One final thing to mention is that we use Atlantis to monitor the Terragrunt Infra repo and plan automatically on pull-request. It’s configured to run Terragrunt at the profile level only. It sort of takes on the role of Puppet Master (or even ArgoCD in the K8s world — another abstraction to perhaps explore)

Conclusions

The Role-Profile + Component pattern fits well with Terragrunt and Terraform. The Terragrunt-Infra to Role is the weakest of the mappings in the pattern at present. However in its combined role of configuration, role definition and classifier it works well enough. The profile and component mappings are clear and obvious.
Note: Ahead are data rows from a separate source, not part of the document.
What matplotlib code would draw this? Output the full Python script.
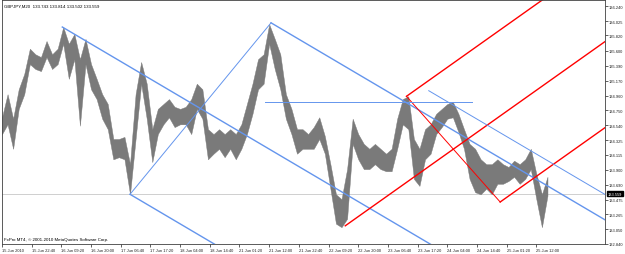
import numpy as np
import matplotlib
matplotlib.use("Agg")
import matplotlib.pyplot as plt
from matplotlib.transforms import blended_transform_factory

# GBPJPY M20, sampled every 6 bars: high / low of each sample
bar_step = 6
highs = [134.65, 134.98, 134.63, 135.05, 135.27, 135.63, 135.55, 135.51, 135.74, 135.55,
         135.63, 135.94, 135.70, 135.84, 135.48, 135.77, 135.41, 135.20, 134.98, 134.84,
         134.34, 134.34, 134.37, 133.98, 134.98, 135.44, 135.13, 134.48, 134.77, 134.84,
         134.91, 134.80, 134.77, 134.80, 134.91, 135.13, 135.05, 134.48, 134.41, 134.48,
         134.41, 134.48, 134.41, 134.55, 134.84, 135.13, 135.48, 135.55, 135.98, 135.77,
         135.55, 134.98, 134.77, 134.48, 134.48, 134.41, 134.51, 134.65, 134.38, 133.98,
         133.55, 133.48, 133.91, 134.63, 134.41, 134.27, 134.20, 134.27, 134.20, 134.13,
         134.20, 134.63, 134.91, 134.95, 134.34, 134.20, 134.48, 134.55, 134.70, 134.77,
         134.84, 134.87, 134.70, 134.48, 134.27, 134.20, 134.05, 133.98, 133.98, 134.05,
         133.98, 133.94, 134.03, 133.98, 134.05, 134.20, 133.84, 133.55, 133.80]
lows = [134.41, 134.55, 134.20, 134.77, 134.98, 135.41, 135.34, 135.31, 135.51, 135.34,
        135.41, 135.70, 135.20, 135.48, 134.53, 135.41, 135.05, 134.91, 134.63, 134.48,
        134.05, 134.08, 134.05, 133.55, 134.34, 135.13, 134.63, 134.01, 134.41, 134.55,
        134.65, 134.51, 134.55, 134.55, 134.41, 134.77, 134.63, 134.05, 134.13, 134.20,
        134.08, 134.20, 134.05, 134.20, 134.41, 134.70, 135.05, 135.13, 135.70, 135.34,
        135.05, 134.63, 134.41, 134.13, 134.20, 134.20, 134.20, 134.34, 134.13, 133.63,
        133.13, 133.08, 133.20, 134.27, 134.05, 133.91, 133.91, 133.98, 133.91, 133.88,
        133.88, 134.20, 134.55, 134.48, 133.77, 133.67, 134.05, 134.13, 134.41, 134.51,
        134.63, 134.65, 134.44, 134.20, 133.77, 133.58, 133.55, 133.63, 133.55, 133.70,
        133.70, 133.74, 133.80, 133.70, 133.77, 133.91, 133.48, 133.08, 133.53]

time_labels = ["15 Jun 2010", "15 Jun 22:40", "16 Jun 09:20", "16 Jun 20:00", "17 Jun 06:40",
               "17 Jun 17:20", "18 Jun 04:00", "18 Jun 14:40", "21 Jun 01:20", "21 Jun 12:00",
               "21 Jun 22:40", "22 Jun 09:20", "22 Jun 20:00", "23 Jun 06:40", "23 Jun 17:20",
               "24 Jun 04:00", "24 Jun 14:40", "25 Jun 01:20", "25 Jun 12:00"]
bars_per_label = 32
price_labels = ["132.840", "133.050", "133.265", "133.475", "133.690", "133.900", "134.115",
                "134.325", "134.540", "134.750", "134.960", "135.170", "135.390", "135.600",
                "135.820", "136.025", "136.240"]

# drawn objects: (bar, price) anchors
blue_fork = [(65, 135.94), (138, 133.55), (290, 136.00)]
red_fork = [(370, 133.10), (436, 134.95), (537, 133.44)]
blue_level = 134.87
blue_level_span = (284, 507)
blue_trend = [(460, 135.03), (560, 134.25)]
bid = 133.559
header = "GBPJPY,M20  133.743 133.814 133.502 133.559"
copyright_text = "FxPro MT4, \u00a9 2001-2010 MetaQuotes Software Corp."

FS = 2.9
X_END = 650


def draw_pitchfork(ax, pts, color):
    (x1, y1), (x2, y2), (x3, y3) = pts
    mx, my = (x2 + x3) / 2, (y2 + y3) / 2
    slope = (my - y1) / (mx - x1)
    for x0, y0 in pts:
        ax.plot([x0, X_END], [y0, y0 + slope * (X_END - x0)], color=color, lw=1.0)
    ax.plot([x2, x3], [y2, y3], color=color, lw=0.7)


def main():
    plt.rcParams["font.family"] = ["Liberation Sans", "DejaVu Sans"]
    fig = plt.figure(figsize=(6.25, 2.55), dpi=100)
    ax = fig.add_axes([2 / 625, 10 / 255, 603 / 625, 244.5 / 255])
    ax.set_xlim(0, X_END)
    ax.set_ylim(132.84, 136.333)

    ax.axhline(bid, color="#c8c8c8", lw=0.6, zorder=1)

    bars = np.arange(len(highs)) * bar_step
    ax.fill_between(bars, lows, highs, color="#7a7a7a", lw=0.3, zorder=2)

    blue = "#6495ed"
    draw_pitchfork(ax, blue_fork, blue)
    draw_pitchfork(ax, red_fork, "#ff0000")
    ax.plot(blue_level_span, [blue_level, blue_level], color=blue, lw=0.7)
    (tx0, ty0), (tx1, ty1) = blue_trend
    k = (ty1 - ty0) / (tx1 - tx0)
    ax.plot([tx0, X_END], [ty0, ty0 + k * (X_END - tx0)], color=blue, lw=0.7)

    ax.set_xticks([i * bars_per_label for i in range(len(time_labels))])
    ax.set_xticklabels(time_labels)
    for lab in ax.get_xticklabels():
        lab.set_ha("left")
    ax.set_yticks([float(p) for p in price_labels])
    ax.set_yticklabels(price_labels)
    ax.yaxis.tick_right()
    ax.tick_params(axis="both", labelsize=FS, length=2, width=0.5, pad=0.8, colors="#202020")
    for sp in ax.spines.values():
        sp.set_linewidth(0.6)
        sp.set_color("#404040")

    trans = blended_transform_factory(ax.transAxes, ax.transData)
    ax.text(1.0045, bid, "133.559", transform=trans, fontsize=FS, color="white",
            va="center", ha="left", clip_on=False,
            bbox=dict(boxstyle="square,pad=0.2", fc="black", ec="black"))

    ax.text(0.003, 0.985, header, transform=ax.transAxes, fontsize=FS + 0.3, va="top", ha="left")
    ax.text(0.003, 0.012, copyright_text, transform=ax.transAxes, fontsize=FS + 0.3,
            va="bottom", ha="left")

    fig.savefig("out.png", dpi=100, facecolor="white")
    plt.close(fig)


if __name__ == "__main__":
    main()
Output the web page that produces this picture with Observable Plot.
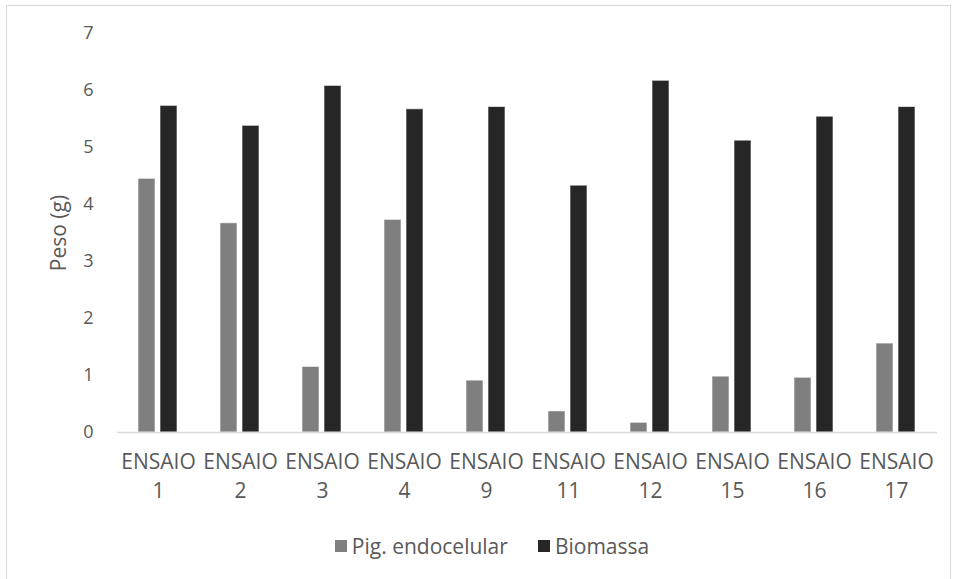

CTS has used this very successfully to:

build a library of profile and component modules.
allow very rapid deploys of new customers (all we need do is build out the infra-live repo — cherry picking from our profile library).
promote a lot of re-use.
easily transition to Terraform 12 — much of the hard work was done by others in the Vendor(component) modules.
provide a common conceptual model to DevOps engineers. This is somewhat related to our ability to rapidly deploy and may be the most valuable outcome in the long-term. Knowing how to structure a new project, where each part of the configuration and code should live removes a lot of mental burden when confronted with a blank slate.

We’ve also extended this pattern to our Kubernetes deploys with Kustomize and ArgoCD — but that’s for another blog post!

Update

I’ve recently been made aware of the following patterns post by OpenCredo

https://www.hashicorp.com/resources/evolving-infrastructure-terraform-opencredo

The final pattern named TerraServices looks, at first glance, to map onto profiles (Infra-Module layer). OpenCredo refers to them as isolated logical components.

OpenCredo goes on to further talk about Orchestrating Terraform as all the isolated states require significant coordination. Hopefully I’ve shown that Terragrunt is a great solution to this — it’s open-source, it solves dependencies and it provides a common way of sharing data between the isolated runs.